When you live a military life, saying goodbye to friends is inevitable - but that doesn’t mean it’s easy. If anything, the constant cycle of people moving in and out of each other’s lives makes some people hesitant to get attached to friends at all. When we first arrived on Okinawa, I remember coming to understand that while being a part of a transient community meant that people were welcoming and helpful to newcomers, it also meant that those same people were not necessarily looking to develop new friendships. Sometimes it’s easier if there are fewer people to miss when you (or they) leave.
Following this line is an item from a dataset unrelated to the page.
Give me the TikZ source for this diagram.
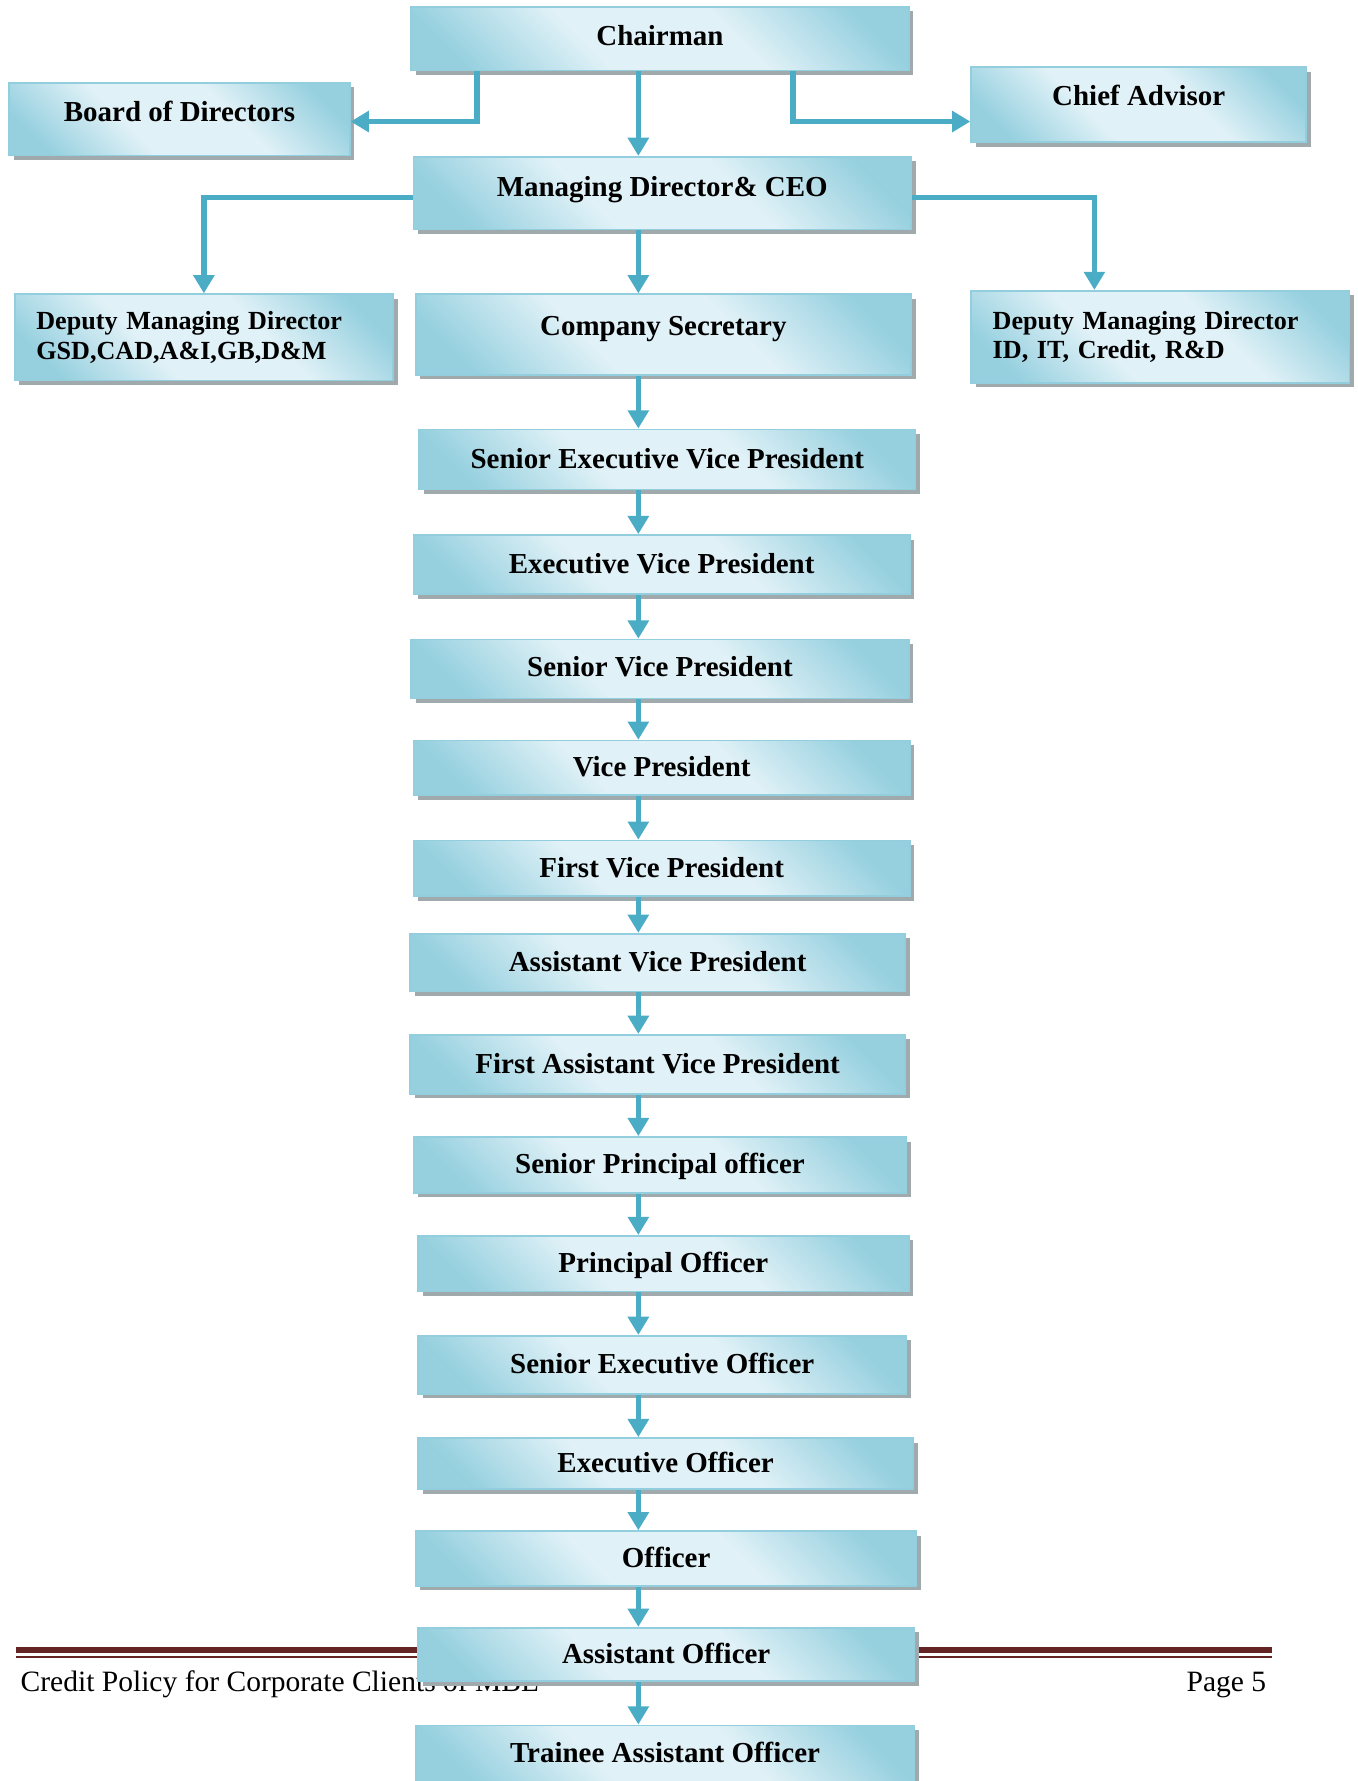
\documentclass[tikz,border=0pt]{standalone}
\usepackage{fontspec}
\setmainfont{Liberation Serif}
\usetikzlibrary{arrows.meta,shadows,calc}
\definecolor{boxdark}{RGB}{150,208,223}
\definecolor{boxlight}{RGB}{224,241,247}
\definecolor{boxline}{RGB}{146,206,222}
\definecolor{conncol}{RGB}{75,172,198}
\definecolor{shadowcol}{RGB}{160,170,172}
\definecolor{footred}{RGB}{99,36,35}
\pgfdeclareverticalshading{orgshade}{100bp}{color(0bp)=(boxdark); color(22bp)=(boxdark); color(40bp)=(boxlight); color(60bp)=(boxlight); color(78bp)=(boxdark); color(100bp)=(boxdark)}
\begin{document}
\begin{tikzpicture}[x=1pt,y=1pt,
  orgbase/.style={draw=boxline, line width=1.5pt,
    shading=orgshade, shading angle=-45,
    drop shadow={shadow xshift=4pt, shadow yshift=-4pt, fill=shadowcol, opacity=1},
    inner sep=0pt},
  orgbox/.style={orgbase, font=\fontsize{25.5}{30}\selectfont\bfseries,
    text height=16pt, text depth=0pt},
  dmdbox/.style={orgbase, font=\fontsize{23}{26}\selectfont\bfseries,
    text width=295pt, align=left, inner xsep=19pt, minimum width=333pt},
  conn/.style={draw=conncol, line width=5pt, -{Triangle[width=18pt,length=16pt]}},
  footline/.style={draw=footred}
]
\useasboundingbox (0,0) rectangle (1195,-1568);
\clip (0,0) rectangle (1195,-1568);
\coordinate (spine) at (562,0);

% footer
\coordinate (fl) at (14,-1452.5);
\coordinate (fr) at (1120,-1452.5);
\draw[footline, line width=5pt] (fl) -- (fr);
\draw[footline, line width=1.8pt] ([yshift=-6pt]fl) -- ([yshift=-6pt]fr);
\node[anchor=base west, font=\fontsize{26}{30}\selectfont, inner sep=0pt] (foottext) at (18,-1489) {Credit Policy for Corporate Clients of MBL};
\node[anchor=base east, font=\fontsize{26}{30}\selectfont, inner sep=0pt] (pagenum) at (1115,-1489) {Page 5};

% top boxes
\node[orgbox, minimum width=438pt, minimum height=56pt, text depth=4pt] (chair) at (581,-34) {Chairman};
\node[orgbox, minimum width=300pt, minimum height=64pt, text depth=12pt] (board) at (158,-105) {Board of Directors};
\node[orgbox, minimum width=295pt, minimum height=66pt, text depth=14pt] (chief) at (1002.5,-92) {Chief Advisor};
\node[orgbox, minimum width=438pt, minimum height=64pt, text depth=10pt] (md) at (583,-170) {Managing Director\& CEO};
\node[dmdbox, minimum height=76pt] (dmdl) at (179.5,-297) {Deputy Managing Director\\GSD,CAD,A\&I,GB,D\&M};
\node[orgbox, minimum width=436pt, minimum height=71pt, text depth=15pt] (cs) at (584,-294.5) {Company Secretary};
\node[dmdbox, minimum height=81pt] (dmdr) at (1021.5,-296.5) {Deputy Managing Director\\ID, IT, Credit, R\&D};

% chain
\node[orgbox, minimum width=437pt, minimum height=53pt] (sevp) at (587.5,-404.5) {Senior Executive Vice President};
\node[orgbox, minimum width=437pt, minimum height=52pt] (evp) at (582.5,-497) {Executive Vice President};
\node[orgbox, minimum width=438pt, minimum height=52pt, text depth=2pt] (svp) at (581,-589) {Senior Vice President};
\node[orgbox, minimum width=437pt, minimum height=48pt] (vp) at (582.5,-676) {Vice President};
\node[orgbox, minimum width=437pt, minimum height=49pt] (fvp) at (582.5,-764.5) {First Vice President};
\node[orgbox, minimum width=436pt, minimum height=51pt] (avp) at (579,-847.5) {Assistant Vice President};
\node[orgbox, minimum width=436pt, minimum height=52pt] (favp) at (579,-937) {First Assistant Vice President};
\node[orgbox, minimum width=434pt, minimum height=49pt] (spo) at (581,-1025.5) {Senior Principal officer};
\node[orgbox, minimum width=432pt, minimum height=49pt] (po) at (584,-1112.5) {Principal Officer};
\node[orgbox, minimum width=430pt, minimum height=51pt] (seo) at (583,-1201.5) {Senior Executive Officer};
\node[orgbox, minimum width=436pt, minimum height=45pt] (eo) at (586,-1288.5) {Executive Officer};
\node[orgbox, minimum width=441pt, minimum height=48pt] (off) at (586.5,-1372) {Officer};
\node[orgbox, minimum width=437pt, minimum height=47pt] (ao) at (586.5,-1456.5) {Assistant Officer};
\node[orgbox, minimum width=439pt, minimum height=50pt] (tao) at (585.5,-1544) {Trainee Assistant Officer};

% connectors
\draw[conn] ([xshift=-161pt]chair.south) |- ([yshift=-2pt]board.east);
\draw[conn] ([xshift=117pt]chair.south) |- ([yshift=-15pt]chief.west);
\draw[conn] (chair.south -| spine) -- (md.north -| spine);
\draw[conn] ([yshift=-4pt]md.west) -| (dmdl.north);
\draw[conn] ([yshift=-4pt]md.east) -| ([xshift=-58pt]dmdr.north);
\draw[conn] (md.south -| spine) -- (cs.north -| spine);
\foreach \a/\b in {cs/sevp, sevp/evp, evp/svp, svp/vp, vp/fvp, fvp/avp, avp/favp, favp/spo, spo/po, po/seo, seo/eo, eo/off, off/ao, ao/tao}
  \draw[conn] (\a.south -| spine) -- (\b.north -| spine);
\end{tikzpicture}
\end{document}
That being said, very few people go three years without making any friends. And so at some point, you have to say goodbye. To accommodate school schedules, many people in the military community rotate over the summer. In the military vernacular it's known as PCS (Permanent Change of Station) season. In the past week alone, I’ve said goodbye to two people I was friendly with and one with whom I was very close. Another close friend is leaving in a week and a half. I was a rare and lucky PK who never had to move growing up, and I didn’t really have any friends that moved away either. So this is new ground for me.
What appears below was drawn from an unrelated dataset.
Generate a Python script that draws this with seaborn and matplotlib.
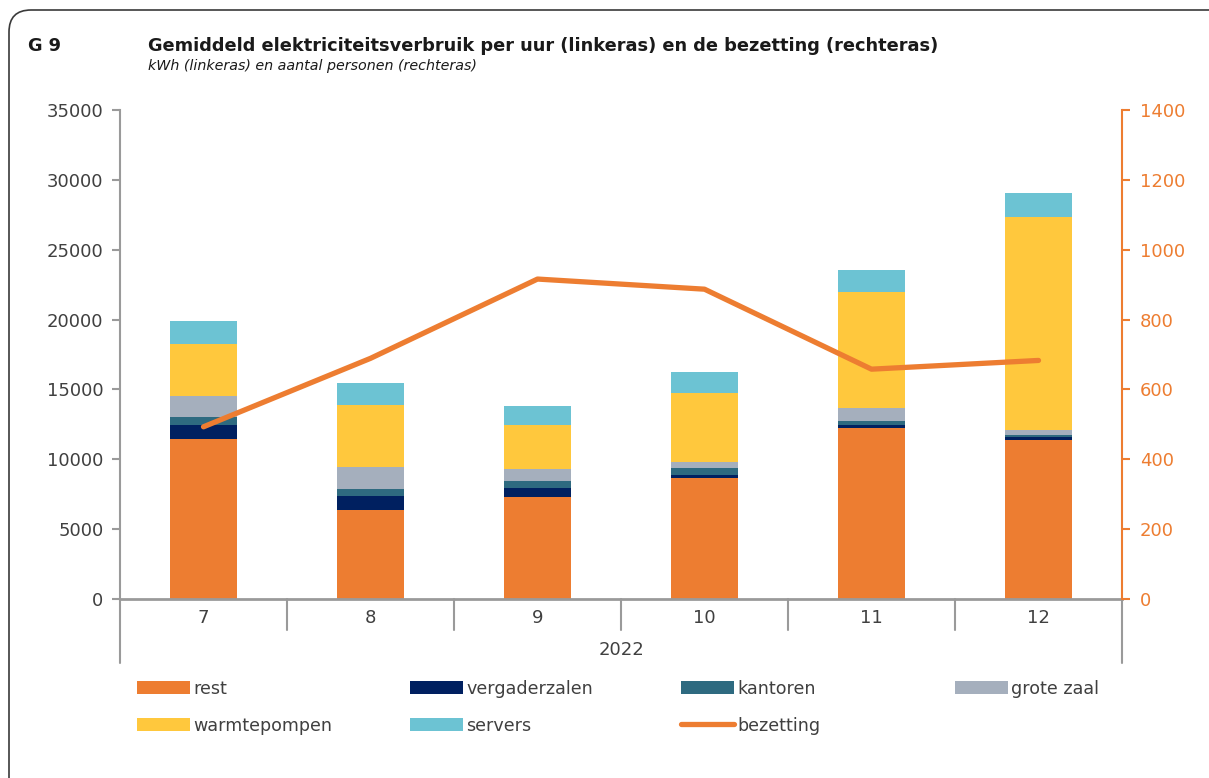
import numpy as np
import pandas as pd
import matplotlib
matplotlib.use("Agg")
import matplotlib.pyplot as plt
import seaborn as sns
from matplotlib.patches import Patch, FancyBboxPatch
from matplotlib.lines import Line2D
import matplotlib.transforms as mtransforms

months = ["7", "8", "9", "10", "11", "12"]
year = "2022"
rest = [11430, 6370, 7280, 8660, 12260, 11400]
vergaderzalen = [1050, 1025, 690, 215, 215, 215]
kantoren = [530, 500, 480, 500, 285, 120]
grote_zaal = [1520, 1530, 860, 450, 930, 380]
warmtepompen = [3720, 4440, 3150, 4920, 8260, 15200]
servers = [1650, 1620, 1360, 1500, 1600, 1740]
bezetting = [493, 689, 916, 887, 658, 683]

layers = ["rest", "vergaderzalen", "kantoren", "grote zaal", "warmtepompen", "servers"]
colors = {
    "rest": "#ED7D31",
    "vergaderzalen": "#002060",
    "kantoren": "#2E6A80",
    "grote zaal": "#A5AFBD",
    "warmtepompen": "#FFC83D",
    "servers": "#6CC3D3",
}
line_color = "#ED7D31"
grey = "#9A9A9A"
text_col = "#404040"

df = pd.DataFrame({
    "rest": rest,
    "vergaderzalen": vergaderzalen,
    "kantoren": kantoren,
    "grote zaal": grote_zaal,
    "warmtepompen": warmtepompen,
    "servers": servers,
}, index=months)
cum = df[layers].cumsum(axis=1)

sns.set_style("white")
plt.rcParams["font.family"] = ["DejaVu Sans"]

fig = plt.figure(figsize=(12.09, 7.78), dpi=100)
ax = fig.add_axes([120 / 1209, 1 - 599 / 778, 1002 / 1209, 489 / 778])

# stacked bars: draw cumulative totals from the top layer down
for layer in reversed(layers):
    sns.barplot(x=months, y=cum[layer].values, order=months, color=colors[layer],
                saturation=1, width=0.4, linewidth=0, ax=ax)

ax.set_xlim(-0.5, 5.5)
ax.set_ylim(0, 35000)
ax.set_yticks(np.arange(0, 35001, 5000))
ax.set_xlabel("")
ax.set_ylabel("")
ax.tick_params(axis="y", colors=grey, labelcolor=text_col, labelsize=13,
               length=6, width=1.5, direction="out", pad=6, left=True)
ax.tick_params(axis="x", length=0, labelsize=13, labelcolor=text_col, pad=7)
for s in ["top", "right"]:
    ax.spines[s].set_visible(False)
ax.spines["left"].set_color(grey)
ax.spines["left"].set_linewidth(1.5)
ax.spines["bottom"].set_color(grey)
ax.spines["bottom"].set_linewidth(2)

# category separators below axis
trans = mtransforms.blended_transform_factory(ax.transData, ax.transAxes)
for xb in np.arange(0.5, 5.0, 1.0):
    ax.plot([xb, xb], [0, -0.064], transform=trans, color=grey, lw=1.5, clip_on=False)
for xb in [-0.5, 5.5]:
    ax.plot([xb, xb], [0, -0.131], transform=trans, color=grey, lw=1.5, clip_on=False)
ax.text(0.5, -0.104, year, transform=ax.transAxes, ha="center", va="center",
        fontsize=13, color=text_col)

ax2 = ax.twinx()
sns.lineplot(x=np.arange(len(months)), y=bezetting, color=line_color, lw=3.8,
             solid_capstyle="round", ax=ax2)
ax2.set_ylim(0, 1400)
ax2.set_yticks(np.arange(0, 1401, 200))
ax2.set_xlim(-0.5, 5.5)
ax2.grid(False)
for s in ["top", "left", "bottom"]:
    ax2.spines[s].set_visible(False)
ax2.spines["right"].set_color(line_color)
ax2.spines["right"].set_linewidth(1.5)
ax2.tick_params(axis="y", colors=line_color, labelsize=13, length=6, width=1.5,
                direction="out", pad=7, right=True)

# titles
fig.text(28 / 1209, 1 - 46 / 778, "G 9", fontsize=12.8, fontweight="bold",
         color="#1a1a1a", va="center", ha="left")
fig.text(148 / 1209, 1 - 46 / 778,
         "Gemiddeld elektriciteitsverbruik per uur (linkeras) en de bezetting (rechteras)",
         fontsize=12.8, fontweight="bold", color="#1a1a1a", va="center", ha="left")
fig.text(148 / 1209, 1 - 66 / 778, "kWh (linkeras) en aantal personen (rechteras)",
         fontsize=10.3, style="italic", color="#1a1a1a", va="center", ha="left")

# legend in four columns
handles = {l: Patch(facecolor=colors[l], edgecolor="none") for l in layers}
handles["bezetting"] = Line2D([], [], color=line_color, lw=3.8, solid_capstyle="round")
columns = [
    (137, ["rest", "warmtepompen"]),
    (410, ["vergaderzalen", "servers"]),
    (681, ["kantoren", "bezetting"]),
    (955, ["grote zaal"]),
]
for xpx, names in columns:
    fig.legend([handles[n] for n in names], names, loc="upper left",
               bbox_to_anchor=(xpx / 1209, 1 - 680 / 778), frameon=False,
               fontsize=12.6, handlelength=3.0, handleheight=0.75, handletextpad=0.2,
               borderpad=0, borderaxespad=0, labelspacing=1.07, labelcolor=text_col)

frame = FancyBboxPatch((9, -60), 1320, 768 + 60, boxstyle="round,pad=0,rounding_size=22",
                       transform=None, facecolor="none", edgecolor="#3a3a3a", lw=1.2)
fig.patches.append(frame)

fig.savefig("out.png", dpi=100)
With notable exceptions, most people try not to be maudlin about these unavoidable and constant shifts. Having to move every 3 years is just one more thing about being in the military that is beyond your control, and so you accept the fact that your friends will leave and move on. Of course that doesn’t mean you aren’t sad, or that you’re not upset they’re leaving, but people (myself included) try to leave things with an air of “I hope we meet again” as opposed to “I’m going to cry myself to sleep every night because you’re leaving.” But while I admire (and try to embody) that attitude, I also try not to get bogged down in only thinking about people that way. I don’t want to turn into someone who decides it’s easier not to invest in friendships just because we won’t live down the street from one another for the rest of our lives. I tend to think that there’s a middle ground somewhere. In the meantime, I choose to love my friends while they’re here, to keep loving them after they’re gone, and to be thankful for them even if they’re not in my life every day. I’ll also try to make an effort to make some new friends – although it took me a while to put together the small collection of friends I have currently. We’ll see how that goes.